Land patent
A land patent in the United States is a legal document issued by the federal government that conveys original title to a specific parcel of public domain land to a private individual, entity, or state, marking the initial transfer from sovereign public ownership to private hands.[1] These instruments, authorized under congressional statutes and signed by the President or designated officials, confirm that the grantee's claim has been validated against prior titles and competing interests, serving as the foundational evidence of ownership upon which all subsequent deeds and property rights are predicated.[2] Issued primarily between the late 18th and early 20th centuries, land patents facilitated the disposition of vast federal territories acquired through treaties, purchases, and conquests, enabling westward expansion via mechanisms such as cash sales, military bounty warrants, and the Homestead Act of 1862, which granted up to 160 acres to qualified settlers after five years of residency and improvements.[3] In property law, the land patent holds paramount status, as courts have consistently ruled that it executes and perfects the title, rendering earlier or derivative claims subordinate unless defects in issuance are proven, though modern reliance on recorded patents occurs mainly in title searches to trace unbroken chains of conveyance rather than to override contemporary regulations like zoning or taxation.[4]Definition and Legal Framework
Core Definition and Characteristics
A land patent is a formal grant issued by a sovereign government transferring ownership of public land to a private individual or entity, establishing the original title to the property from the public domain.[1] In the United States, these patents originate from federal authority over unappropriated public lands and serve as the foundational document for private land ownership, typically issued after meeting statutory requirements such as settlement, cultivation, or payment.[2][5] Land patents possess several defining characteristics that distinguish them as the paramount form of title.
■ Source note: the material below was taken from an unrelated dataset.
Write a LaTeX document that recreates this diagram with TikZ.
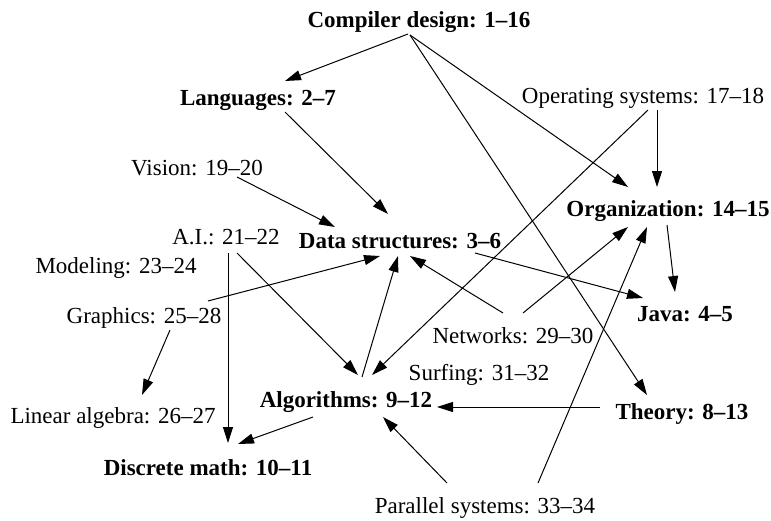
\documentclass[tikz,border=0pt]{standalone}
\usepackage{fontspec}
\setmainfont{Liberation Serif}
\usetikzlibrary{arrows.meta}
\tikzset{
  lbl/.style={anchor=base, inner sep=0pt, font=\fontsize{11.5}{13}\selectfont},
  blbl/.style={lbl, font=\fontsize{11.5}{13}\selectfont\bfseries},
  arr/.style={line width=0.5pt, -{Triangle[length=8pt,width=5pt]}}
}
\begin{document}
\begin{tikzpicture}[x=0.5pt,y=-0.5pt]
\useasboundingbox (0,0) rectangle (771,520);
\node[blbl] (cd) at (419,27) {Compiler design: 1--16};
\node[blbl] (lang) at (258,105) {Languages: 2--7};
\node[lbl] (os) at (643,103) {Operating systems: 17--18};
\node[lbl] (vis) at (197,175) {Vision: 19--20};
\node[lbl] (ai) at (226,244) {A.I.: 21--22};
\node[blbl] (ds) at (400,248) {Data structures: 3--6};
\node[lbl] (mod) at (116,273) {Modeling: 23--24};
\node[lbl] (gr) at (144,323) {Graphics: 25--28};
\node[blbl] (org) at (668,216) {Organization: 14--15};
\node[blbl] (java) at (685,321) {Java: 4--5};
\node[lbl] (net) at (513,343) {Networks: 29--30};
\node[lbl] (surf) at (479,380) {Surfing: 31--32};
\node[blbl] (alg) at (346,407) {Algorithms: 9--12};
\node[blbl] (th) at (682,419) {Theory: 8--13};
\node[lbl] (la) at (113,423) {Linear algebra: 26--27};
\node[blbl] (dm) at (208,475) {Discrete math: 10--11};
\node[lbl] (par) at (485,513) {Parallel systems: 33--34};

\draw[arr] ([shift={(-11,7)}]cd.base) -- ([shift={(27,-24)}]lang.base);
\draw[arr] ([shift={(-9,8)}]cd.base) -- ([shift={(-35,-24)}]th.base);
\draw[arr] ([shift={(-9,8)}]cd.base) -- ([shift={(-40,-29)}]org.base);
\draw[arr] ([shift={(27,7)}]lang.base) -- ([shift={(-12,-34)}]ds.base);
\draw[arr] ([shift={(14,7)}]os.base) -- ([shift={(-11,-29)}]org.base);
\draw[arr] ([shift={(5,7)}]os.base) -- ([shift={(26,-32)}]alg.base);
\draw[arr] ([shift={(40,2)}]vis.base) -- ([shift={(-65,-21)}]ds.base);
\draw[arr] ([shift={(2,9)}]ai.base) -- ([shift={(20,-32)}]dm.base);
\draw[arr] ([shift={(11,9)}]ai.base) -- ([shift={(12,-32)}]alg.base);
\draw[arr] ([shift={(64,-22)}]gr.base) -- ([shift={(-20,8)}]ds.base);
\draw[arr] ([shift={(26,7)}]gr.base) -- ([shift={(29,-28)}]la.base);
\draw[arr] ([shift={(16,-30)}]alg.base) -- ([shift={(-2,8)}]ds.base);
\draw[arr] ([shift={(-10,-30)}]net.base) -- ([shift={(10,8)}]ds.base);
\draw[arr] ([shift={(10,-30)}]net.base) -- ([shift={(-40,11)}]org.base);
\draw[arr] ([shift={(75,5)}]ds.base) -- ([shift={(-42,-23)}]java.base);
\draw[arr] ([shift={(-1,9)}]org.base) -- ([shift={(-10,-29)}]java.base);
\draw[arr] ([shift={(-82,-12)}]th.base) -- ([shift={(91,0)}]alg.base);
\draw[arr] ([shift={(-38,-30)}]par.base) -- ([shift={(37,10)}]alg.base);
\draw[arr] ([shift={(53,-30)}]par.base) -- ([shift={(-21,11)}]org.base);
\draw[arr] ([shift={(-33,10)}]alg.base) -- ([shift={(30,-31)}]dm.base);
\end{tikzpicture}
\end{document}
They convey fee simple absolute ownership, free from prior private claims or encumbrances, as the issuing government has verified the absence of competing titles prior to issuance.[6] This supremacy stems from their derivation directly from sovereign power, rendering the patent indefeasible against subsequent challenges except in cases of fraud, error, or legal invalidity established through judicial review.[2][4] Unlike subordinate instruments such as deeds, which merely transfer existing private titles and remain subject to the underlying chain of title, land patents initiate the private ownership continuum and are not derivable from prior private conveyances.[1] Historically prevalent during periods of territorial expansion, such as the 19th-century westward settlement in the U.S., land patents were documented on official certificates detailing the grantee, land description, and issuance date, often under acts like the Homestead Act of 1862.[7] However, their legal effect does not exempt holders from modern regulatory obligations, including property taxes, zoning, or foreclosure proceedings, contrary to unsubstantiated claims of immunity.[8][5] The patent's enduring role lies in anchoring the chain of title, with all subsequent deeds tracing back to it for validity.[9]